A few words about Anna. She sings, she dances, she laughs, she entertains. She’s taken a regular black motorcycle and given it the feel of a circus on wheels. She never complains or lectures about my sometimes-erratic in-city driving and cheers out loud from her perch on the back of the bike when we skim the sides of the vehicles we’re passing in between. Twice she has seared her leg on the exhaust pipe and both times has been a champ through the blistering, scabbing and subsequent scarring. She doesn’t speak any English and I don’t speak Italian, which means we communicate exclusively in Spanish; when there is a word neither of us knows, we mix our two native tongues and move on. And yet she always understands what I’m trying to say, even when no one else does. It’s incredible.
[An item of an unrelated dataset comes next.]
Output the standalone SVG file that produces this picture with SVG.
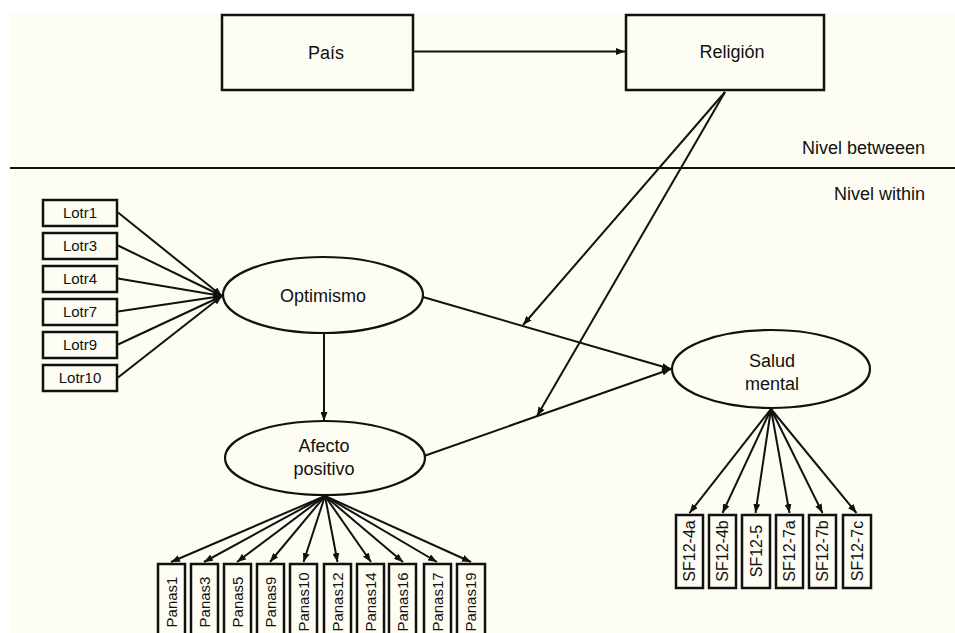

Between Anna and the motorcycle, there is never, ever a dull moment. To get an idea of what we've been living through this past month, a written portrait of the first two days together…

Right out of the starting blocks, heading out of Oaxaca City, we got lost. In Mexico, just as you’re really starting to enjoy the aide of the large green road signs that indicate in which direction is such-and-such city, inevitably the path they lead you down will fork and at this point the signs disappear (and are replaced instead by four men mulling around by the side of the road, two standing, one sitting, one leaning against a shovel, all staring like you’re an elephant on roller-skates). So as the odds would have it, half the time you get lost. Which is what happened. We took the wrong road and we got lost. And just our luck, it was a road through the town with Mexico’s most unfriendly speed bumps.
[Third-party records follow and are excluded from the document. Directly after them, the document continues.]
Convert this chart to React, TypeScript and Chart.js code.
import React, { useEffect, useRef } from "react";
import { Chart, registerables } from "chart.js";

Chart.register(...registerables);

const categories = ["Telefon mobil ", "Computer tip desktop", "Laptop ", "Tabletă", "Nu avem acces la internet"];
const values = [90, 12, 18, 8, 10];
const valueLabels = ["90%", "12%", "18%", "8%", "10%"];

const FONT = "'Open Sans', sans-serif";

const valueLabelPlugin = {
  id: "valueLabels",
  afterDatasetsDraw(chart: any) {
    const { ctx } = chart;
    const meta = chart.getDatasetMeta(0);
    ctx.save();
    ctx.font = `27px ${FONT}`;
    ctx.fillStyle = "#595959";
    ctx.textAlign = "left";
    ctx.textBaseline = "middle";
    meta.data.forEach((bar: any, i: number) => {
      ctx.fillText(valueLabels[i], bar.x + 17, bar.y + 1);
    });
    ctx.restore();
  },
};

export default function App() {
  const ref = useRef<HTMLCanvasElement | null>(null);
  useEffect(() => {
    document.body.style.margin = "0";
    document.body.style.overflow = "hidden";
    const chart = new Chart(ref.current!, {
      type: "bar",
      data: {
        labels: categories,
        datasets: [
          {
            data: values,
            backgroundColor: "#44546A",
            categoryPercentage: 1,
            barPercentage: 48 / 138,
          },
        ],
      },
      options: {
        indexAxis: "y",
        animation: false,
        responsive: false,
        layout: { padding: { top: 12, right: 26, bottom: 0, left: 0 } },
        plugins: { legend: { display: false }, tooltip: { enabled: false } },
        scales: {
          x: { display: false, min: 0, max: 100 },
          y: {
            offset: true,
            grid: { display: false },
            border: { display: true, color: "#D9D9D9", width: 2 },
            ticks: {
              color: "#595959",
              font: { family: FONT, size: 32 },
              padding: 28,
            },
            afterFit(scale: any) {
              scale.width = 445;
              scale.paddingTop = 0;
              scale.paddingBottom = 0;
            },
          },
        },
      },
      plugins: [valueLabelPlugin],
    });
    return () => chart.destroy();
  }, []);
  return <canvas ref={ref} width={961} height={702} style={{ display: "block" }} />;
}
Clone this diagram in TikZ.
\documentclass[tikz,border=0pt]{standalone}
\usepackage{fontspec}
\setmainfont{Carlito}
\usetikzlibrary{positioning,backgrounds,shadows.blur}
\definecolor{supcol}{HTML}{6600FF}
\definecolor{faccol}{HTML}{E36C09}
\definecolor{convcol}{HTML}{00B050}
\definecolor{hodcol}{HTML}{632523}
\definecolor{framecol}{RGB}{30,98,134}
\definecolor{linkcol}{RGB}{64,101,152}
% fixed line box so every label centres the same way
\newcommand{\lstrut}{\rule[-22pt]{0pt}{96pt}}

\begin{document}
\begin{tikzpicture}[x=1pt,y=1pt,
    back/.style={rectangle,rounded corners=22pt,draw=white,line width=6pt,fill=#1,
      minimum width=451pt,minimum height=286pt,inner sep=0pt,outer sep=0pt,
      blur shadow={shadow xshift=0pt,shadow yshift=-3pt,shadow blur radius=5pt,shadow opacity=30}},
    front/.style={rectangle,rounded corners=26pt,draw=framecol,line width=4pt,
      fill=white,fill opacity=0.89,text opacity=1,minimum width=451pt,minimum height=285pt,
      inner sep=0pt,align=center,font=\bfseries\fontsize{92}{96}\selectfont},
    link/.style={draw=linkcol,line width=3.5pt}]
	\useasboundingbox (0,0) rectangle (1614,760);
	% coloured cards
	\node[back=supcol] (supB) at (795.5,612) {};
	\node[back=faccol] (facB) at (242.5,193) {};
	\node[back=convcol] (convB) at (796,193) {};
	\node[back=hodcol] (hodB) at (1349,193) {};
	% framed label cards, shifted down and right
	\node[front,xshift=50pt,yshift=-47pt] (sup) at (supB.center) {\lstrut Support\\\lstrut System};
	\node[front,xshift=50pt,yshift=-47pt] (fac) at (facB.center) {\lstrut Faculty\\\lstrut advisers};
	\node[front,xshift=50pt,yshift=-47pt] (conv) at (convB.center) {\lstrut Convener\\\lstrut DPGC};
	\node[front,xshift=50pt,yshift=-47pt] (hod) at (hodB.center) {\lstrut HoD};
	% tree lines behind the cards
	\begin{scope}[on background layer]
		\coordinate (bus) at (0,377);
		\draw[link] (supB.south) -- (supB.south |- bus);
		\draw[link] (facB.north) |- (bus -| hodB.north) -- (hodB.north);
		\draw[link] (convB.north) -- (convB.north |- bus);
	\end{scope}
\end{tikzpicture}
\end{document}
Here I stop for a short interlude on Mexican speed bumps. (I could write a whole chapter on this subject alone, but I’ll leave it at a paragraph). Every village, town and city in Mexico believes in speed control via speed bumps, which given their shape and frequency can turn a pleasant drive into a gladiator-style obstacle course worthy of a time slot on late-night cable TV. Some are sloped and gentle, others are a more rounded and severe, and some look like a tree trunk was felled in the middle of the road and covered with cement. It’s always unclear whether they’ve been put there by whoever is officially in charge of putting things in the road, or whether they’ve been put there by the locals who will sometimes stop you with a string stretched across the road to vend dried shrimp, sweet bread, peanuts, pork rinds with hot sauce, fresh coconut, popcorn or any other 5 peso foodstuff. At military checkpoints they use old rolled-out tires as stand-in speed bumps, and at construction sites they’re made of dirt. In theory, all should be marked with yellow paint and a sign a few hundred meters out; in reality, these warning signals are as rare as is winning something out of the claw machine. Thus you usually don’t see the speed bumps until you’re ten feet in front, at which point there isn’t much you can do but hop up on your foot pegs, hold on tight, and hope that today is another lucky day.
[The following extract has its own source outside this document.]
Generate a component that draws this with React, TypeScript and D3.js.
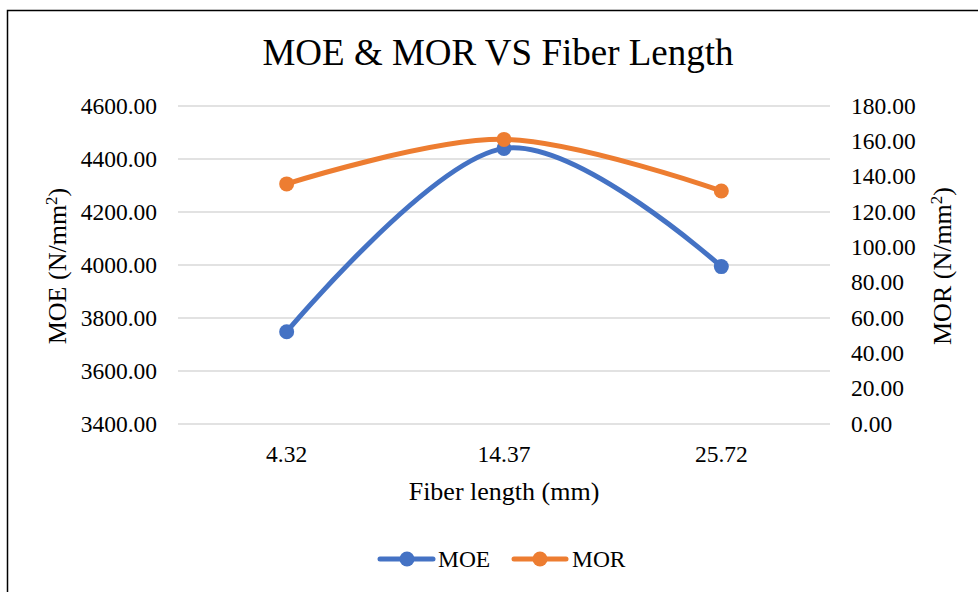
import React from "react";
import * as d3 from "d3";

const categories = ["4.32", "14.37", "25.72"];
const moeValues = [3748, 4440, 3994];
const morValues = [135.9, 161.1, 131.9];
const leftTicks = [3400, 3600, 3800, 4000, 4200, 4400, 4600];
const rightTicks = [0, 20, 40, 60, 80, 100, 120, 140, 160, 180];

const W = 978;
const H = 592;
const FONT = "'Liberation Serif', 'Times New Roman', serif";
const BLUE = "#4472C4";
const ORANGE = "#ED7D31";

export default function App() {
  const plotL = 178, plotR = 830, plotT = 106, plotB = 424;
  const x = d3.scalePoint<string>().domain(categories).range([plotL, plotR]).padding(0.5);
  const yL = d3.scaleLinear().domain([3400, 4600]).range([plotB, plotT]);
  const yR = d3.scaleLinear().domain([0, 180]).range([plotB, plotT]);

  const lineL = d3.line<number>()
    .x((_, i) => x(categories[i]) as number)
    .y((d) => yL(d))
    .curve(d3.curveCardinal.tension(0));
  const lineR = d3.line<number>()
    .x((_, i) => x(categories[i]) as number)
    .y((d) => yR(d))
    .curve(d3.curveCardinal.tension(0));

  return (
    <svg
      width={W}
      height={H}
      style={{ position: "absolute", left: 0, top: 0, background: "#fff" }}
      fontFamily={FONT}
    >
      <rect x={7.5} y={10.5} width={W + 10} height={H + 10} fill="#fff" stroke="#000" strokeWidth={1.5} />
      <text x={498} y={65} textAnchor="middle" fontSize={37} fill="#000">
        MOE &amp; MOR VS Fiber Length
      </text>

      {leftTicks.map((t) => (
        <line key={"g" + t} x1={plotL} x2={plotR} y1={yL(t)} y2={yL(t)} stroke="#d9d9d9" strokeWidth={1.5} />
      ))}
      {leftTicks.map((t) => (
        <text key={"l" + t} x={157} y={yL(t)} dy="0.33em" textAnchor="end" fontSize={23.5} fill="#000">
          {t.toFixed(2)}
        </text>
      ))}
      {rightTicks.map((t) => (
        <text key={"r" + t} x={851} y={yR(t)} dy="0.33em" textAnchor="start" fontSize={23.5} fill="#000">
          {t.toFixed(2)}
        </text>
      ))}
      {categories.map((c) => (
        <text key={"c" + c} x={x(c) as number} y={462} textAnchor="middle" fontSize={23.5} fill="#000">
          {c}
        </text>
      ))}

      <text x={504} y={500} textAnchor="middle" fontSize={26} fill="#000">
        Fiber length (mm)
      </text>
      <text transform="translate(57,266) rotate(-90)" textAnchor="middle" dy="0.33em" fontSize={26} fill="#000">
        MOE (N/mm<tspan dy={-9} fontSize={17}>2</tspan><tspan dy={9}>)</tspan>
      </text>
      <text transform="translate(942,266) rotate(-90)" textAnchor="middle" dy="0.33em" fontSize={26} fill="#000">
        MOR (N/mm<tspan dy={-9} fontSize={17}>2</tspan><tspan dy={9}>)</tspan>
      </text>

      <path d={lineL(moeValues) || ""} fill="none" stroke={BLUE} strokeWidth={5} strokeLinecap="round" />
      {moeValues.map((v, i) => (
        <circle key={"mp" + i} cx={x(categories[i]) as number} cy={yL(v)} r={7.5} fill={BLUE} />
      ))}
      <path d={lineR(morValues) || ""} fill="none" stroke={ORANGE} strokeWidth={5} strokeLinecap="round" />
      {morValues.map((v, i) => (
        <circle key={"rp" + i} cx={x(categories[i]) as number} cy={yR(v)} r={7.5} fill={ORANGE} />
      ))}

      <g>
        <line x1={380} x2={433} y1={559} y2={559} stroke={BLUE} strokeWidth={5} strokeLinecap="round" />
        <circle cx={407} cy={559} r={7.5} fill={BLUE} />
        <text x={438} y={567} fontSize={23.5} fill="#000">MOE</text>
        <line x1={514} x2={566} y1={559} y2={559} stroke={ORANGE} strokeWidth={5} strokeLinecap="round" />
        <circle cx={540} cy={559} r={7.5} fill={ORANGE} />
        <text x={572} y={567} fontSize={23.5} fill="#000">MOR</text>
      </g>
    </svg>
  );
}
(Curiously, I noticed the other day that EVERY single bridge in Mexico – right down the twenty-foot, we’ll-put-something-here-to-cover-this-slight-dip-in-the-road bridge – is marked with a sign that denotes the bridge name. Clearly it is more important that I know when I’m crossing piddly Puente Mesa Verde than it is for me to know I’m about to take off into orbit over a speed bump).

It was the tree-trunk type that we encountered in our unintentional detour and no matter how slow or gently we went, there was no way past without scraping and thudding over top of each one. Just imagine: buh-BOOM… (times 16), followed by the pained groans of the two girls bouncing atop them. No sound could be more grating to the ears of a motorcycle owner (who might have to flip tortillas for 10 pesos an hour if something drastic should happen to her sole mode of transportation). It’s certain that another layer was scraped off the already-battered underside of the bike (yet still it runs like a pro… this is love).

Once back on track, we sped through the world capital of mezcal and the surrounding valleys where huge fields were dug into the mountainside and lined with vertical rows of blue agave plants – a stunning color contrast against adjacent fields of deep red dirt and minty green rock formations. The further we went the closer they neared the road until we were flanked on both sides by giant agaves, sun shining overhead and airy clouds floating through a brilliant blue sky. (These are the times you could just die).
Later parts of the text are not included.